Sheinberg is further said to have squandered some of his influence by aggressively pursuing, and ultimately losing before the Supreme Court, a lawsuit to block Japan’s Sony Corp. from freely selling its pioneering VCRs in the United States on the grounds that they would be used illegally to reproduce copyrighted movies and TV shows. Only Disney joined the suit (although other companies lent peripheral support), and many movie company executives questioned the wisdom of treating the VCR as enemy rather than friend.

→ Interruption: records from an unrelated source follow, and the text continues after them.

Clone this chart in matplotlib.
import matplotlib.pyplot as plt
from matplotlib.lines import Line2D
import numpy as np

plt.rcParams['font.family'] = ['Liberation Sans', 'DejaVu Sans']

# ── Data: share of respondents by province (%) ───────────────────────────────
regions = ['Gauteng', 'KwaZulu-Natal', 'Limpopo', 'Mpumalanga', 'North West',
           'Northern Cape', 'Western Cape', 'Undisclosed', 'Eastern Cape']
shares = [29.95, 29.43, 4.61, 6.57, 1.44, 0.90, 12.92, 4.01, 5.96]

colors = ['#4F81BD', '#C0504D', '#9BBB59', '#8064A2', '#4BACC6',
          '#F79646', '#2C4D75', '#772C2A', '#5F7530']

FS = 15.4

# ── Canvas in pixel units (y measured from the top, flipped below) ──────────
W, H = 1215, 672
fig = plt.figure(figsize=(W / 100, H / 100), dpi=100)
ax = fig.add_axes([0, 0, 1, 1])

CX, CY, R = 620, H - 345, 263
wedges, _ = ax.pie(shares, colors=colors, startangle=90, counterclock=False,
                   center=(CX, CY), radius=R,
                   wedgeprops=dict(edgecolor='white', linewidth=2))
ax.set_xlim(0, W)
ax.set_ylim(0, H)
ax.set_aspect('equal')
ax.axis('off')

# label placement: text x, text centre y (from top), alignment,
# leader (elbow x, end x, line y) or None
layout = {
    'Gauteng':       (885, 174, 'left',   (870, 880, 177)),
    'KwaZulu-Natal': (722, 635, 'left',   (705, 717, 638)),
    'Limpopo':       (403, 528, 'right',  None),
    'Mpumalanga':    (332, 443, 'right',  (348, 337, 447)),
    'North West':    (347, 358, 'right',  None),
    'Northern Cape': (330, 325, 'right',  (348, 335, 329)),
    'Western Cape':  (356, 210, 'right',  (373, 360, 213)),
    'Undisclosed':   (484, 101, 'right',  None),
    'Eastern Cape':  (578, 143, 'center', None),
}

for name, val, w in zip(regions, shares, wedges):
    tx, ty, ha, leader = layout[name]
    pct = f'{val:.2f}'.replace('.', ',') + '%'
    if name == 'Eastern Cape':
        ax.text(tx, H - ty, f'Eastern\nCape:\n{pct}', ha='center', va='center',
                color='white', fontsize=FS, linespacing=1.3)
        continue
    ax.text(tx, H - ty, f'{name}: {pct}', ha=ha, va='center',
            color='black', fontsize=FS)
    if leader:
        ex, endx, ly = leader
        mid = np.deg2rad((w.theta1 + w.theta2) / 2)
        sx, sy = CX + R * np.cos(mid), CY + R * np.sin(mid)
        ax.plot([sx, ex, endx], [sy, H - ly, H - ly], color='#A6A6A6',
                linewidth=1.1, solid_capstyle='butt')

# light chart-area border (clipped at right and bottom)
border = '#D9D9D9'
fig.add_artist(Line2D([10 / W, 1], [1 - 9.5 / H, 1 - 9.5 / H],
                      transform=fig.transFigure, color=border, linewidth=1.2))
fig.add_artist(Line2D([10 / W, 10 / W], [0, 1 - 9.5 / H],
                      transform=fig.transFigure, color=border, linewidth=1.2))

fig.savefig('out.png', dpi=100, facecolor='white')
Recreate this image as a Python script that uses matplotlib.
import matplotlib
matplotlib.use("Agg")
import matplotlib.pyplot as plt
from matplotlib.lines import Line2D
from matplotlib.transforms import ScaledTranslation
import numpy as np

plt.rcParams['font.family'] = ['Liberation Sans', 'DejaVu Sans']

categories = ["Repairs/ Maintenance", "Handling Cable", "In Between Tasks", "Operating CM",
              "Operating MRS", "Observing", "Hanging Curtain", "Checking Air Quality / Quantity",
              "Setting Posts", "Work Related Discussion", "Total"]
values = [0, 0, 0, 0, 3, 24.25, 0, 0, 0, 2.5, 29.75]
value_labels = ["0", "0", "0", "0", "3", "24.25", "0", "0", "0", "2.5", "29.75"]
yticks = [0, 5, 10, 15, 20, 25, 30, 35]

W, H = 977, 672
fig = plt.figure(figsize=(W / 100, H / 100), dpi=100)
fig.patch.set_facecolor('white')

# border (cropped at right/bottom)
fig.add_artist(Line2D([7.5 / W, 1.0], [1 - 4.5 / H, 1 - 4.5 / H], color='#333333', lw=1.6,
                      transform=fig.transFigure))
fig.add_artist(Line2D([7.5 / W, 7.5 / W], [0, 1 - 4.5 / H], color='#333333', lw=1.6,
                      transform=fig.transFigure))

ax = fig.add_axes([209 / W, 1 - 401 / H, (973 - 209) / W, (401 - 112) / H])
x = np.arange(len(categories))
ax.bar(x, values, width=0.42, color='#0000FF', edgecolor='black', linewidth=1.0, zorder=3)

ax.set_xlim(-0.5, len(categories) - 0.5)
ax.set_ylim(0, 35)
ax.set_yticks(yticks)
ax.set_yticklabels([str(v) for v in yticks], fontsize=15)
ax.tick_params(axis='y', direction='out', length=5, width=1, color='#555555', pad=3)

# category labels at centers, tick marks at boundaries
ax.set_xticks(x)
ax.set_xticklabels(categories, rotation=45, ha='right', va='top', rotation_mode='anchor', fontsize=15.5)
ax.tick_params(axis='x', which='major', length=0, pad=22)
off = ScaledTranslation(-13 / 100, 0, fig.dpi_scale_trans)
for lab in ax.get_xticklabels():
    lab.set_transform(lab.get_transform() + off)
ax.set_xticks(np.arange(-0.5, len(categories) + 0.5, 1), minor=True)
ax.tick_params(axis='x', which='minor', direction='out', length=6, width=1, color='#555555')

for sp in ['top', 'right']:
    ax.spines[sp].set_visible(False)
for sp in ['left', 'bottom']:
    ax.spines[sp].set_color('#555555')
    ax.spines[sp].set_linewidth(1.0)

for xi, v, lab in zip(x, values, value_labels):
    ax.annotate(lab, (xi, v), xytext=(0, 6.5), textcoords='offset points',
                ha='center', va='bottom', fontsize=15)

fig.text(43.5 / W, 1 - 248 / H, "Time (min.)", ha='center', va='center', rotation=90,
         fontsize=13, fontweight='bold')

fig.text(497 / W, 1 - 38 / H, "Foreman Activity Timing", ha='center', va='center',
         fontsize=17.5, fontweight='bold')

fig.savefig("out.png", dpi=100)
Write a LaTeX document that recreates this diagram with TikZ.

Yet Valenti stoutly defends Sheinberg’s judgment in the matter. “Many of the Cassandra things Sidney Sheinberg was saying have come true. Wholesale copying is going on,” says the MPAA president. (Sheinberg, for his part, puckishly claims that MCA, then partner with IBM in a now-defunct videodisc business, was actually pursuing serious merger negotiations with Sony even while pressing the bitterly fought lawsuit.)

Moreover, there are at least some signs that Sheinberg is relaxing into a more effective public presence as Wasserman steps back. Recently, at any rate, he agreed to a peace-making breakfast with Disney Chairman Eisner--potentially ending a sometimes bitter intercompany feud that began two years ago when Disney began planning a movie studio tour in Florida.

Dubbing Disney’s tactics more worthy of a “ravenous rat” than Mickey Mouse, Sheinberg accused Disney officials of unfairly using their influence with Florida officials in an effort to sabotage Universal’s plans for its own studio tour nearby.

Advertisement

“From my point of view, there’s no tension and hasn’t been any,” says Eisner, who proposed the recent breakfast. “I am very fond of Sidney Sheinberg. I am amused by his public metaphors, and I admire his highly competitive spirit,” he adds. (Even so, MCA continues to press a lawsuit filed last month against the City of Burbank, seeking to invalidate an agreement under which Disney is negotiating to build an entertainment center on property that currently belongs to the city.)

Valenti says he finds Sheinberg “mellowing” lately. “I see Sidney softening over the last several years. I find him easier,” says the MPAA chief.

“One of Sidney’s problems,” Valenti continues, “is that he doesn’t suffer fools gladly. And oftentimes you must.”